Given the current values vector u(t1), the step is defined as follows
(using the notation of Eq. 3.1 in [2]):
`Y_0 = (1 + (A(t1) + A_mixed(t1)) dt) U_{n-1} + b(t1) dt`,
`Y_j = Y_{j-1} + theta dt (A_j(t2) Y_j - A_j(t1) U_{n-1} + b_j(t2) - b_j(t1))`
for each spatial dimension `j`, and
`U_n = Y_{n_dims-1}`.
Here the parameter `theta` is a non-negative number, `U_{n-1} = u(t1)`,
`U_n = u(t2)`, and `dt = t2 - t1`.
Note: Douglas scheme is only first-order accurate if mixed terms are
present. More advanced schemes, such as Craig-Sneyd scheme, are needed to
achieve the second-order accuracy.
#### References:
[1] Douglas Jr., Jim (1962), "Alternating direction methods for three space
variables", Numerische Mathematik, 4 (1): 41-63
[2] Tinne Haentjens, Karek J. in't Hout. ADI finite difference schemes for
the Heston-Hull-White PDE. https://arxiv.org/abs/1111.4087
#### Args:
* `theta`: Number between 0 and 1 (see the step definition above). `theta = 0`
corresponds to fully-explicit scheme.
#### Returns:
A callable consumes the following arguments by keyword:
1. inner_value_grid: Grid of solution values at the current time of
the same `dtype` as `value_grid` and shape of
`batch_shape` + `[d_1 - 2 + n_def_i , ..., d_n -2 + n_def_i]`
where `d_i` is the number of space discretization points along dimension
`i` and `n_def_i` is the number of default boundaries along that
dimension. `n_def_i` takes values 0, 1, 2 (default boundary),
2. t1: Time before the step.
3. t2: Time after the step.
4. equation_params_fn: A callable that takes a scalar `Tensor` argument
representing time, and returns a tuple of two objects:
* First object is a nested list `L` such that `L[i][i]` is a tuple of
three `Tensor`s, main, upper, and lower diagonal of the tridiagonal
matrix `A` in a direction `i`. Each element `L[i][j]` corresponds
to the mixed terms and is either None (meaning there are no mixed
terms present) or a tuple of `Tensor`s representing contributions of
mixed terms in directions (i + 1, j + 1), (i + 1, j - 1),
(i - 1, j + 1), and (i - 1, j - 1).
* The second object is a tuple of inhomogeneous terms for each
dimension.
All of the `Tensor`s are of the same `dtype` as `inner_value_grid` and
of the shape broadcastable with the shape of `inner_value_grid`.

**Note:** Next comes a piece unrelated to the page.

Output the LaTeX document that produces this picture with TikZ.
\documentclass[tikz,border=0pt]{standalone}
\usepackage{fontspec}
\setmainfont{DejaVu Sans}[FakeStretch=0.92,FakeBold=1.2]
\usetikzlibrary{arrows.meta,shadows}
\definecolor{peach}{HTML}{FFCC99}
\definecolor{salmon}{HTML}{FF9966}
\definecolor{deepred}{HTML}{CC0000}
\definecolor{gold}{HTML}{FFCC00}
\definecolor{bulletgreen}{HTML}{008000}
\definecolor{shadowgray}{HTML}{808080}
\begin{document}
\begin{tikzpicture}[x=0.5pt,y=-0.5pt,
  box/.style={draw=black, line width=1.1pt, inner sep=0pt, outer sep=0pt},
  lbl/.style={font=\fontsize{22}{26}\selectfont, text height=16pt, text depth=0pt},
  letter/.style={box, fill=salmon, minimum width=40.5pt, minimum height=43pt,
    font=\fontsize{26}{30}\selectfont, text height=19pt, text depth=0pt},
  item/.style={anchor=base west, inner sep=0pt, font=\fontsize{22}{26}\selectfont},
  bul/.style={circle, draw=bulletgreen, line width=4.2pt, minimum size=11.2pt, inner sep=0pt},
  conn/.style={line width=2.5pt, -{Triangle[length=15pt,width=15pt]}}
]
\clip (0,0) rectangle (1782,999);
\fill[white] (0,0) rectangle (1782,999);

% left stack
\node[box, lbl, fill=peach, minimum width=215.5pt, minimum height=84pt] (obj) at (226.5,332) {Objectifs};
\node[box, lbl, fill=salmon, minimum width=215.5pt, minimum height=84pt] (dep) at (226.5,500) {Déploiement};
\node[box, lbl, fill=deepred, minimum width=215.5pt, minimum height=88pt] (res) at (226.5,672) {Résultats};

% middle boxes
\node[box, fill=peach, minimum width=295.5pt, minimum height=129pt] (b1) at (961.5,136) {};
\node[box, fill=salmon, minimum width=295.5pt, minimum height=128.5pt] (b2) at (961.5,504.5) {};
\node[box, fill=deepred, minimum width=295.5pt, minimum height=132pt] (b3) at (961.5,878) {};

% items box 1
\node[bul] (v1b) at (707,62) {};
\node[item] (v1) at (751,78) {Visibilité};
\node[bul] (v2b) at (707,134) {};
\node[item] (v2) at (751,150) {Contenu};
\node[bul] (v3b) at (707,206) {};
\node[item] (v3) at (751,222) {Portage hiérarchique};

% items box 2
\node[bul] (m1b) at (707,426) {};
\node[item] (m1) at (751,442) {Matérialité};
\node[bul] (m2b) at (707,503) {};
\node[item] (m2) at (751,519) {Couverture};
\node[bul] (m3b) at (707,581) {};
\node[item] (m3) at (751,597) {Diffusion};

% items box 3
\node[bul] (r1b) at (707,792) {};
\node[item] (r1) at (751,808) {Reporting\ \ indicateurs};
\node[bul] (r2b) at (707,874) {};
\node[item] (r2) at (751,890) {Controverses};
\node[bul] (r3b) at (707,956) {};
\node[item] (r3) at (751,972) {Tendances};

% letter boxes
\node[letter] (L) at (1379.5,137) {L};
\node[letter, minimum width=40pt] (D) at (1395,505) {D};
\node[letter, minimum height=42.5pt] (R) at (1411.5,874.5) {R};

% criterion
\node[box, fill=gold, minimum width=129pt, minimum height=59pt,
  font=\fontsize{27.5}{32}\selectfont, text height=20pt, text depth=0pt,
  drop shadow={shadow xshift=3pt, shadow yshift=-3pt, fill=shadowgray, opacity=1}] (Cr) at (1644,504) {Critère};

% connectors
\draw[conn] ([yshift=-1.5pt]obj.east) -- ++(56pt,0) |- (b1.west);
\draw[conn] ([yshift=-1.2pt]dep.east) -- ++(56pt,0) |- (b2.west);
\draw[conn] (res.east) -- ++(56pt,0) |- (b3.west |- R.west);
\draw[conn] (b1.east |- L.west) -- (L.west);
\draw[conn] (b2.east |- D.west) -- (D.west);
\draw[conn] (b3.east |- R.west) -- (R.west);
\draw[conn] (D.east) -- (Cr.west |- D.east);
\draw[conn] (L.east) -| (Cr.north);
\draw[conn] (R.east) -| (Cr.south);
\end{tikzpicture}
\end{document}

5. A callable that accepts a `Tensor` of shape `inner_value_grid` and
appends boundaries according to the boundary conditions, i.e. transforms
`u_inner` to `u`.
6. n_dims: A Python integer, the spatial dimension of the PDE.

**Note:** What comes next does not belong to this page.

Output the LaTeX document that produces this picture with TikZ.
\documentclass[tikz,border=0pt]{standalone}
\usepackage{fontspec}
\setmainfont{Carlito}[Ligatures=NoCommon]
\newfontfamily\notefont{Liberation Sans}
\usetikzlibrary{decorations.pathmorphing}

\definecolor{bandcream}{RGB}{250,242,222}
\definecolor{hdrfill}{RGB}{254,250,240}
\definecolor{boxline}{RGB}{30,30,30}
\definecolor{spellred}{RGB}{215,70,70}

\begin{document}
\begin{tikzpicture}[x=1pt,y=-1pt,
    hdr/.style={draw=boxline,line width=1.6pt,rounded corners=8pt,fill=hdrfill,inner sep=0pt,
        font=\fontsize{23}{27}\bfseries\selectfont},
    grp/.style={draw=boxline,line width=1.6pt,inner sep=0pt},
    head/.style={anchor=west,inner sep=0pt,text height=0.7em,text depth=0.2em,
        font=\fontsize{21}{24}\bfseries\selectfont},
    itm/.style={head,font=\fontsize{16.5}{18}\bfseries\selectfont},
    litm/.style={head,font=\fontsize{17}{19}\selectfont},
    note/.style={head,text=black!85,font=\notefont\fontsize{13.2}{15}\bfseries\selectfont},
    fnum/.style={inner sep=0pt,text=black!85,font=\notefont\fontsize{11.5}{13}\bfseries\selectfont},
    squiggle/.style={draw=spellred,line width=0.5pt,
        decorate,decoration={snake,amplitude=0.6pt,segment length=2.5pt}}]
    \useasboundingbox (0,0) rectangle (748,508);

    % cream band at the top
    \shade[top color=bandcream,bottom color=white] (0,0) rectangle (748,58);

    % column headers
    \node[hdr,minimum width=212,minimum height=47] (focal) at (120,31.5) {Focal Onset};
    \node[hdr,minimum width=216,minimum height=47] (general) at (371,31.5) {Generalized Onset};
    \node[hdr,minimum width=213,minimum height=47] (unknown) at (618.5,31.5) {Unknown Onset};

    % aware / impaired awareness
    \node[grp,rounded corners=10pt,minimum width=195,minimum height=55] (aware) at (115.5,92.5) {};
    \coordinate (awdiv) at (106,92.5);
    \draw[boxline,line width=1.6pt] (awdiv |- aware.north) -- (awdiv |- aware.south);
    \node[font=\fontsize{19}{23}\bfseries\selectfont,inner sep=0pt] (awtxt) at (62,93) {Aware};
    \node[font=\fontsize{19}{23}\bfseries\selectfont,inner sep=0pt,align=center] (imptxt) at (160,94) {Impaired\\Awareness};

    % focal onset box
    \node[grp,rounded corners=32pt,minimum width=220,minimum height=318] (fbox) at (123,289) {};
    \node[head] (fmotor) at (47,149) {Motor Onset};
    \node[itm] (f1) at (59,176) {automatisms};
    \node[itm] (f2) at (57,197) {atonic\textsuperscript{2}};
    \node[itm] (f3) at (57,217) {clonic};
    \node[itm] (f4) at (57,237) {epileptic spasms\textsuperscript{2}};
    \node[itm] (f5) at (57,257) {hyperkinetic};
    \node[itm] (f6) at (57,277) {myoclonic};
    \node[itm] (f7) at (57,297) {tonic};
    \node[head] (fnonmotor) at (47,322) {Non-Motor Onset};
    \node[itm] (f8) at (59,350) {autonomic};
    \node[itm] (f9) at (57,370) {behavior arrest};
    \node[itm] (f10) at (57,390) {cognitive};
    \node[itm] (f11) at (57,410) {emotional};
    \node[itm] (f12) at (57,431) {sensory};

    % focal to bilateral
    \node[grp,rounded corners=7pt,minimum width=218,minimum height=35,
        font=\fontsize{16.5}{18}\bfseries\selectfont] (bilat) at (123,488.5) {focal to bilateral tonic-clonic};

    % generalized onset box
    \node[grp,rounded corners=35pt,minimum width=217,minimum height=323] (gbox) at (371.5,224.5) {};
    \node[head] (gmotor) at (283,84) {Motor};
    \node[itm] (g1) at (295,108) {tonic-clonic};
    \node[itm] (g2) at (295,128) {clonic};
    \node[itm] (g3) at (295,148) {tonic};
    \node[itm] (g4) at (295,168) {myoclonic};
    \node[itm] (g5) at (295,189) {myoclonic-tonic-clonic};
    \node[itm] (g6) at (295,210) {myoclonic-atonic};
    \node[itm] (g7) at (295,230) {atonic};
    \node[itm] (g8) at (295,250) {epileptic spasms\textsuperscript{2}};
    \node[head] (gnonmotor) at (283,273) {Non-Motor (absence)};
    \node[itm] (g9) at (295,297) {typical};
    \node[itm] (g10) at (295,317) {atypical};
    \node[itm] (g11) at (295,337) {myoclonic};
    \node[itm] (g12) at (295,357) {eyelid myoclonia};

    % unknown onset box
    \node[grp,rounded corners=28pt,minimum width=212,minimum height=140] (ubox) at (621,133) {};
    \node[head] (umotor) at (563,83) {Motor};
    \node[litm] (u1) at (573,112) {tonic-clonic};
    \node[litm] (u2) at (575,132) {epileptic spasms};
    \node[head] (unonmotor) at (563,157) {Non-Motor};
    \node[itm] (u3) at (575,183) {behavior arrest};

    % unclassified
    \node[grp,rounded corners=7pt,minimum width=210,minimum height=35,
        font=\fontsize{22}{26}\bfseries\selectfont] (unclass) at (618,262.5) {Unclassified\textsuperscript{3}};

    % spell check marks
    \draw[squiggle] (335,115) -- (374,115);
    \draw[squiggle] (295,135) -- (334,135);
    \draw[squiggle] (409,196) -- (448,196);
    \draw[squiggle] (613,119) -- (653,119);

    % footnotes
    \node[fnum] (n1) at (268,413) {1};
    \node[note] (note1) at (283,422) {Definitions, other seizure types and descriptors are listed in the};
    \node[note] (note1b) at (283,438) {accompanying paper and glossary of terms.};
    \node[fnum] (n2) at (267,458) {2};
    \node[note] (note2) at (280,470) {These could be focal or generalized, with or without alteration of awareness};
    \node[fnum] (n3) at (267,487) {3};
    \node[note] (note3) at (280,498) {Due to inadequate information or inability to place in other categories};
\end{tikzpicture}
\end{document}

7. has_default_lower_boundary: A Python list of booleans of length
`n_dims`. List indices enumerate the dimensions with `True` values
marking default lower boundary condition along corresponding dimensions,
and `False` values indicating Robin boundary conditions.
8. has_default_upper_boundary: Similar to has_default_lower_boundary, but
for upper boundaries.
The callable returns a `Tensor` of the same shape and `dtype` a
`values_grid` and represents an approximate solution `u(t2)`.